7 Elements of a Strategic Growth Plan

Strategic organizational growth doesn’t happen by accident, or without plenty of care and nurturing. This is especially true with credit unions, where members benefit from growth, not third-party stockholders. Creating an intentional and forward-thinking strategic growth plan is essential to long-term organizational success.

Credit unions can grow in a number of ways, including:

  • expansion within existing geographic markets
  • expansion into new geographic markets
  • changing criteria for membership to include more segments or groups served
  • merging with or acquiring similar organizations

Before growth opportunities are explored to identify the most advantageous options, there are seven elements that should be considered for your strategic growth plan. These elements can help you determine the right trajectory for your organization.

1. Demographics

What community does your organization serve? Is it one with broad demographics, and thus broad growth potential? Or is it more niche in nature, meaning that growth may come through specialized offerings, rather than broader appeal? Here are the four most important demographics for building a strategic growth plan:

  • Age
  • Income
  • Wealth
  • Home ownership

2. Market Size & Growth

Beyond the question of market saturation, there is the consideration of the market size where you do business. Saturation and size must be paired variables when it comes to properly analyzing past performance and understanding future growth. In addition, the total number of households must also be considered, accounting for positive or negative growth, while also allowing for future market fluctuations. Finally, when considering market size and growth, look at deposits at market branches, and then compare in relation to historical and projected growth.

3. Competition

To restate the obvious, it’s not enough to consider your own credit union’s strengths, weaknesses, opportunities and threats. You’ll also need to closely study your competition. Where does your competition position its branches? Are there new entrants into the market? Evaluate, using public information, how your competition has increased their position within a region. Have existing banks and credit unions in your market been adding to their branch network? Are you anticipating competition to add additional branches to the market over the next five to ten years, or do you anticipate branch consolidation? Finally, assess how increased branching might impact average deposits, loans, or members per branch; and, ultimately, the branch profitability.

4. Member Penetration

Understanding the membership penetration within your target market is key to defining your market strategy. Membership penetration and product usage has historically been highly correlated with home or workplace proximity to branch location. Membership surveys have shown that, as the distance from the branch increases, the primary financial institution relationship declines. The greater the distance from the branch, the more likely the member will have a secondary or tertiary relationship with the credit union and be very selective in product usage.

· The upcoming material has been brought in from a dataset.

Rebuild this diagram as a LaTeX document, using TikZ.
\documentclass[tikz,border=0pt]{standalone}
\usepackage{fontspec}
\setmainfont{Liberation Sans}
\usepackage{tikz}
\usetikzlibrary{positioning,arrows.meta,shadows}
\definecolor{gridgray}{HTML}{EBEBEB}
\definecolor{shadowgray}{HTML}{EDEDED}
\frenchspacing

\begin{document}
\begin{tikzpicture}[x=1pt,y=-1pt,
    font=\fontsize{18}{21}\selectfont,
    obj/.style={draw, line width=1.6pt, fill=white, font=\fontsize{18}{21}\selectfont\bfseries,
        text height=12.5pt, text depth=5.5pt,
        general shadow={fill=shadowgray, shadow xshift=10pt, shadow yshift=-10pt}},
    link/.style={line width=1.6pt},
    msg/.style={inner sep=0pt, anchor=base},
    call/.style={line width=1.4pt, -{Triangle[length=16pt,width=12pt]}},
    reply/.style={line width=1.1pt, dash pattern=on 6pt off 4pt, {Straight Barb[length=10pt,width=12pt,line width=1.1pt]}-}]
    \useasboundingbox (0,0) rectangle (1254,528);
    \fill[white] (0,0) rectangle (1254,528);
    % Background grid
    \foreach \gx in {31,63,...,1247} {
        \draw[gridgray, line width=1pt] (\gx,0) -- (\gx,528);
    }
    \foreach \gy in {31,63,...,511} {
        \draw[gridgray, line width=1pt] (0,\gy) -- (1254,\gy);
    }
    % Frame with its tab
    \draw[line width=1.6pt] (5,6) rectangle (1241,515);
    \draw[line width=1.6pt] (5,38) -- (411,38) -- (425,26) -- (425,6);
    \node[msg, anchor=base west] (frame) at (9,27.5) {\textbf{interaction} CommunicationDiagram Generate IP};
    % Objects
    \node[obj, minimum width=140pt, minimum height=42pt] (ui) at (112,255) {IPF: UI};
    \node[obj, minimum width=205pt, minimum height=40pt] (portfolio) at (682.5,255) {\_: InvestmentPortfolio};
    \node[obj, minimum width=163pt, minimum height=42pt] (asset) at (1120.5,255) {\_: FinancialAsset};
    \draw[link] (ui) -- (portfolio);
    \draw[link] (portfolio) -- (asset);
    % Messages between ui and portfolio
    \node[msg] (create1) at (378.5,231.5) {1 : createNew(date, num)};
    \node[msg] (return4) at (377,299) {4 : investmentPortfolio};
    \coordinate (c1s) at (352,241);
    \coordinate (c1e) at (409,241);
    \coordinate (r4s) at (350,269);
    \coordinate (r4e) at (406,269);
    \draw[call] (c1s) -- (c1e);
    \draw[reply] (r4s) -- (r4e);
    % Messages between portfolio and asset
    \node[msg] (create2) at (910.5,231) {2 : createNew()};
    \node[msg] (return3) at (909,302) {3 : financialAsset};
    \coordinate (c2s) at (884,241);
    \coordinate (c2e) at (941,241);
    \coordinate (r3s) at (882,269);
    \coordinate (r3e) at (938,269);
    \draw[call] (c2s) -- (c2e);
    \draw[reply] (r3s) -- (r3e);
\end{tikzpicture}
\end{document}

Your credit union has an opportunity to expand relationships with secondary members through more effective delivery systems and marketing channels. Member and market surveys can help your credit union understand issues of market awareness, while also unlocking opportunities to set itself apart from competitors.

5. Product Demand

When evaluating markets, your credit union will want to understand the demand for various product types. For example, if your credit union is targeting high net-worth consumers, emphasis should be on markets with higher propensity to use investment products and wealth planning.

Additionally, you’ll want to look within your membership pool to determine the level of product demand that you’ve achieved. You likely have members that satisfy some banking needs through your organization, while also patronizing other organizations. Your strategic growth plan may benefit from opportunities to stimulate internal growth by gaining all member banking business, rather than providing only a service or two.

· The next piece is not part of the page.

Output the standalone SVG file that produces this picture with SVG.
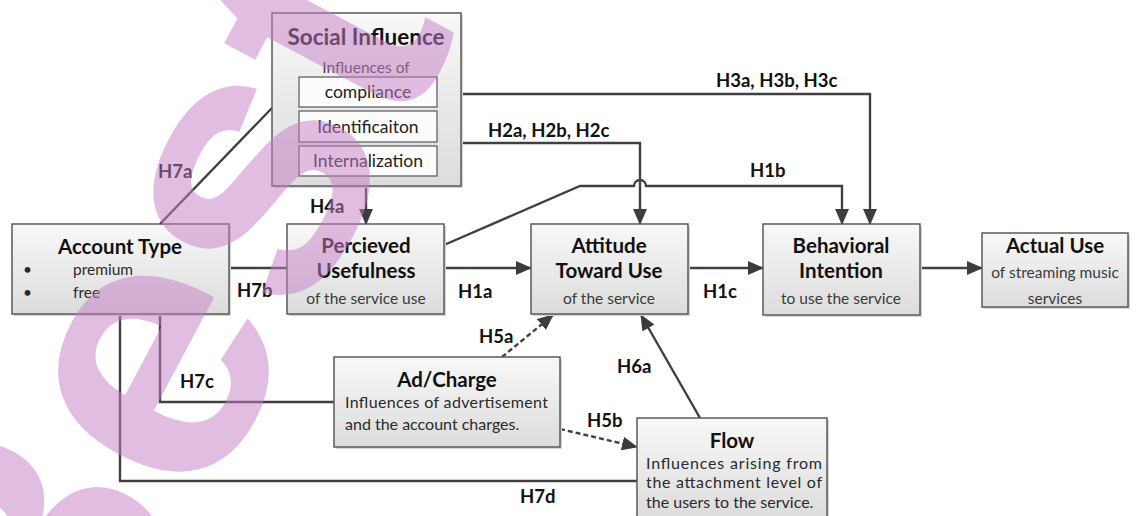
<svg xmlns="http://www.w3.org/2000/svg" width="1138" height="516" viewBox="0 0 1138 516">
<defs>
<linearGradient id="g" x1="0" y1="0" x2="0" y2="1">
<stop offset="0" stop-color="#f8f8f8"/>
<stop offset="1" stop-color="#dcdcdc"/>
</linearGradient>
<marker id="ah" markerUnits="userSpaceOnUse" markerWidth="16" markerHeight="14" refX="15" refY="7" orient="auto">
<path d="M0,0 L16,7 L0,14 z" fill="#3c3c3c"/>
</marker>
<style>
.box{fill:url(#g);stroke:#5a5a5a;stroke-width:1.5}
.sh{fill:#d4d4d4}
.inner{fill:#fcfcfc;stroke:#555;stroke-width:1.2}
.t{font-family:Lato,"Open Sans",sans-serif;font-weight:bold;font-size:20.5px;fill:#111;text-anchor:middle}
.s{font-family:Lato,"Open Sans",sans-serif;font-size:15.5px;fill:#3a3a3a;text-anchor:middle}
.b{font-family:Lato,"Open Sans",sans-serif;font-size:16px;fill:#2a2a2a}
.ib{font-family:Lato,"Open Sans",sans-serif;font-size:17.5px;fill:#222;text-anchor:middle}
.l{font-family:Lato,"Open Sans",sans-serif;font-weight:bold;font-size:18.5px;fill:#111}
.c{stroke:#404040;stroke-width:2.4;fill:none}
.d{stroke-dasharray:5 3}
.a{marker-end:url(#ah)}
</style>
</defs>
<rect width="1138" height="516" fill="#ffffff"/>

<g id="connectors">
<path class="c" d="M160,224 L272,108"/>
<path class="c a" d="M461,94 H870 V224"/>
<path class="c a" d="M461,143 H640 V224"/>
<path class="c a" d="M444,245 L580,186 H634 A6,6 0 0 1 646,186 H842 V224"/>
<path class="c a" d="M366,186 V224"/>
<path class="c" d="M229,268 H287"/>
<path class="c a" d="M444,268 H531"/>
<path class="c a" d="M688,268 H763"/>
<path class="c a" d="M920,268 H982"/>
<path class="c d a" d="M502,357 L553,315"/>
<path class="c a" d="M700,418 L641,315"/>
<path class="c d a" d="M560,429 L637,447"/>
<path class="c" d="M160,314 V402 H334"/>
<path class="c" d="M120,314 V481 H637"/>
</g>

<g id="labels">
<text class="l" x="158" y="178">H7a</text>
<text class="l" x="716" y="87">H3a, H3b, H3c</text>
<text class="l" x="488" y="137">H2a, H2b, H2c</text>
<text class="l" x="750" y="177">H1b</text>
<text class="l" x="310" y="213">H4a</text>
<text class="l" x="237" y="297">H7b</text>
<text class="l" x="458" y="298">H1a</text>
<text class="l" x="703" y="298">H1c</text>
<text class="l" x="479" y="343">H5a</text>
<text class="l" x="617" y="373">H6a</text>
<text class="l" x="587" y="427">H5b</text>
<text class="l" x="180" y="388">H7c</text>
<text class="l" x="520" y="503">H7d</text>
</g>

<g id="social-influence">
<rect class="sh" x="274" y="15" width="189" height="173"/>
<rect class="box" x="272" y="13" width="189" height="173"/>
<text class="t" x="366" y="45" style="font-size:22.5px">Social Influence</text>
<text class="s" x="366" y="73">Influences of</text>
<rect class="inner" x="299" y="77" width="138" height="30"/>
<text class="ib" x="368" y="98">compliance</text>
<rect class="inner" x="299" y="111" width="138" height="31"/>
<text class="ib" x="368" y="133">Identificaiton</text>
<rect class="inner" x="299" y="146" width="138" height="30"/>
<text class="ib" x="368" y="167">Internalization</text>
</g>

<g id="account-type">
<rect class="sh" x="14" y="226" width="217" height="90"/>
<rect class="box" x="12" y="224" width="217" height="90"/>
<text class="t" x="120" y="254">Account Type</text>
<text class="b" x="23" y="275" style="font-size:15.5px">•</text>
<text class="b" x="73" y="275" style="font-size:15.5px">premium</text>
<text class="b" x="23" y="298" style="font-size:15.5px">•</text>
<text class="b" x="73" y="298" style="font-size:15.5px">free</text>
</g>

<g id="perceived-usefulness">
<rect class="sh" x="289" y="226" width="157" height="90"/>
<rect class="box" x="287" y="224" width="157" height="90"/>
<text class="t" x="366" y="253">Percieved</text>
<text class="t" x="366" y="278">Usefulness</text>
<text class="s" x="366" y="304">of the service use</text>
</g>

<g id="attitude">
<rect class="sh" x="533" y="226" width="157" height="90"/>
<rect class="box" x="531" y="224" width="157" height="90"/>
<text class="t" x="609" y="253">Attitude</text>
<text class="t" x="609" y="278">Toward Use</text>
<text class="s" x="609" y="304">of the service</text>
</g>

<g id="behavioral-intention">
<rect class="sh" x="765" y="226" width="157" height="91"/>
<rect class="box" x="763" y="224" width="157" height="91"/>
<text class="t" x="841" y="253">Behavioral</text>
<text class="t" x="841" y="278">Intention</text>
<text class="s" x="841" y="304">to use the service</text>
</g>

<g id="actual-use">
<rect class="sh" x="984" y="235" width="146" height="74"/>
<rect class="box" x="982" y="233" width="146" height="74"/>
<text class="t" x="1055" y="253">Actual Use</text>
<text class="s" x="1055" y="278">of streaming music</text>
<text class="s" x="1055" y="304">services</text>
</g>

<g id="ad-charge">
<rect class="sh" x="336" y="359" width="226" height="90"/>
<rect class="box" x="334" y="357" width="226" height="90"/>
<text class="t" x="447" y="387">Ad/Charge</text>
<text class="b" x="345" y="408" textLength="203" lengthAdjust="spacing">Influences of advertisement</text>
<text class="b" x="345" y="430">and the account charges.</text>
</g>

<g id="flow">
<rect class="sh" x="639" y="420" width="190" height="100"/>
<rect class="box" x="637" y="418" width="190" height="100"/>
<text class="t" x="732" y="448">Flow</text>
<text class="b" x="646" y="469" textLength="176" lengthAdjust="spacing">Influences arising from</text>
<text class="b" x="646" y="488" textLength="176" lengthAdjust="spacing">the attachment level of</text>
<text class="b" x="646" y="508">the users to the service.</text>
</g>

<g id="watermark" opacity="0.5">
<text transform="translate(72,757) rotate(-62)" font-family="'Liberation Sans',sans-serif" font-weight="bold" font-size="380" fill="#c77dc7">Best</text>
</g>
</svg>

On the flip side, some of your offerings may not meet member needs or expectations. Your members may need a new generation of products – for instance, online banking and digital transactions – that you don’t currently offer. Evaluation of product demand requires consideration from three distinct angles: matching members with offerings, ensuring offerings meet member needs, and creating new offers to meet new expectations. Proper evaluation of product demand will ensure you’re ready to meet the demands of your members. Comparative product studies can also be a helpful tool for understanding growth opportunities in your markets.

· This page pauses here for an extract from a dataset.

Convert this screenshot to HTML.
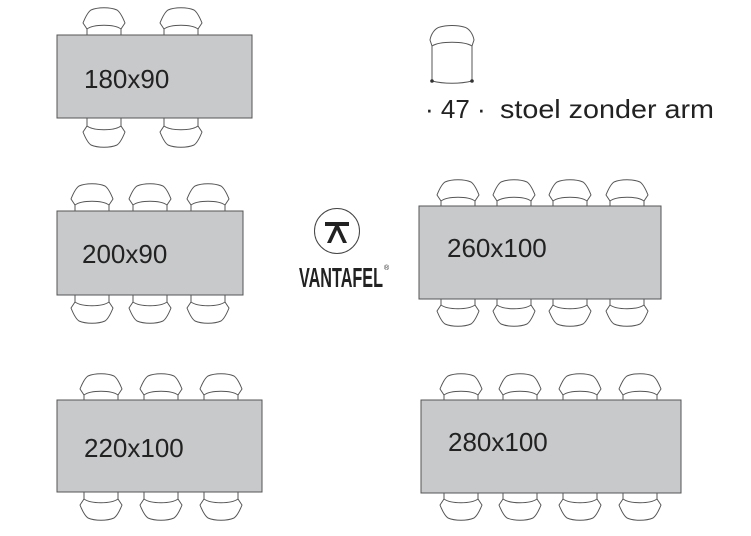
<!DOCTYPE html>
<html><head><style>
body{margin:0;background:#fff;width:751px;height:536px;overflow:hidden}
svg{position:absolute;left:0;top:0}
text{font-family:"Liberation Sans",sans-serif;fill:#222}
</style></head><body>
<svg width="751" height="536" viewBox="0 0 751 536">
<defs>
<g id="c">
<path d="M-17,30 L-17,21 L-21,15 C-19,10 -16,4 -13,2 C-6,-1 6,-1 13,2 C16,4 19,10 21,15 L17,21 L17,30" fill="#fff" stroke="#555" stroke-width="1"/>
<path d="M-17,21 C-10,16 10,16 17,21" fill="none" stroke="#555" stroke-width="1"/>
</g>
</defs>
<!-- table 1 -->
<use href="#c" x="104" y="8"/><use href="#c" x="181" y="8"/>
<use href="#c" transform="translate(104,147) scale(1,-1)"/><use href="#c" transform="translate(181,147) scale(1,-1)"/>
<rect x="57" y="35" width="195" height="83" fill="#c8c9cb" stroke="#555"/>
<text x="84" y="88" font-size="26">180x90</text>
<!-- table 2 -->
<use href="#c" x="92" y="184"/><use href="#c" x="150" y="184"/><use href="#c" x="208" y="184"/>
<use href="#c" transform="translate(92,323) scale(1,-1)"/><use href="#c" transform="translate(150,323) scale(1,-1)"/><use href="#c" transform="translate(208,323) scale(1,-1)"/>
<rect x="57" y="211" width="186" height="84" fill="#c8c9cb" stroke="#555"/>
<text x="82" y="263" font-size="26">200x90</text>
<!-- table 3 -->
<use href="#c" x="101" y="374"/><use href="#c" x="161" y="374"/><use href="#c" x="221" y="374"/>
<use href="#c" transform="translate(101,520) scale(1,-1)"/><use href="#c" transform="translate(161,520) scale(1,-1)"/><use href="#c" transform="translate(221,520) scale(1,-1)"/>
<rect x="57" y="400" width="205" height="92" fill="#c8c9cb" stroke="#555"/>
<text x="84" y="457" font-size="26">220x100</text>
<!-- table 4 -->
<use href="#c" x="458" y="180"/><use href="#c" x="514" y="180"/><use href="#c" x="570" y="180"/><use href="#c" x="627" y="180"/>
<use href="#c" transform="translate(458,326) scale(1,-1)"/><use href="#c" transform="translate(514,326) scale(1,-1)"/><use href="#c" transform="translate(570,326) scale(1,-1)"/><use href="#c" transform="translate(627,326) scale(1,-1)"/>
<rect x="419" y="206" width="242" height="93" fill="#c8c9cb" stroke="#555"/>
<text x="447" y="257" font-size="26">260x100</text>
<!-- table 5 -->
<use href="#c" x="461" y="374"/><use href="#c" x="520" y="374"/><use href="#c" x="580" y="374"/><use href="#c" x="640" y="374"/>
<use href="#c" transform="translate(461,520) scale(1,-1)"/><use href="#c" transform="translate(520,520) scale(1,-1)"/><use href="#c" transform="translate(580,520) scale(1,-1)"/><use href="#c" transform="translate(640,520) scale(1,-1)"/>
<rect x="421" y="400" width="260" height="93" fill="#c8c9cb" stroke="#555"/>
<text x="448" y="451" font-size="26">280x100</text>
<!-- single chair -->
<path d="M432,81 L432,46 L430,40 C431,34 435,28 440,27 C447,25 457,25 464,27 C469,28 473,34 474,40 L472,46 L472,81 C460,84 444,84 432,81 Z" fill="#fff" stroke="#555"/>
<path d="M432,46 C440,41 464,41 472,46" fill="none" stroke="#555"/>
<circle cx="432" cy="81" r="1.8" fill="#333"/><circle cx="472" cy="81" r="1.8" fill="#333"/>
<text x="425" y="118" font-size="26">· 47 ·</text>
<text x="500" y="118" font-size="26" textLength="214" lengthAdjust="spacingAndGlyphs">stoel zonder arm</text>
<!-- logo -->
<circle cx="337" cy="231" r="22.5" fill="#fff" stroke="#444" stroke-width="1"/>
<rect x="325" y="222" width="24" height="4" fill="#222"/>
<path d="M335,226 L327,243 L331,243 L337,230 L343,243 L347,243 L339,226 Z" fill="#222"/>
<text x="299" y="287" font-size="28" font-weight="bold" textLength="84" lengthAdjust="spacingAndGlyphs" style="font-family:'Liberation Sans Narrow','Liberation Sans',sans-serif">VANTAFEL</text>
<text x="384" y="270" font-size="7">®</text>
</svg>
</body></html>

6. Branch Delivery System Network

When considering how to best serve members through branches, your branch system should be subject to four areas of review:

  • Evaluation of under-served regions – Are new branches needed?
  • Relocation of existing branches – Will changes increase convenience?
  • Consideration of under-performing branches – Are closures necessary?
  • Update outdated branches – Will remodeling increase branch success?

7. Merger or Acquisition

The hardest part of a strategic growth plan – and the one most likely to achieve high results – is a merger or acquisition. Instead of growing internally, purchased growth – new locations due to M&A – may achieve better results, faster. This kind of increase in the field of membership (FOM) could help your organization achieve the type of regional penetration and growth that might otherwise be impossible. M&A plans can result in better member penetration and provide access to enhanced capital, while also yielding benefits for members of both organizations.

Most importantly, when creating a strategic growth plan, consider each aspect from the viewpoint of members. It is for them that the organization exists, and it’s through them that your organization achieves success.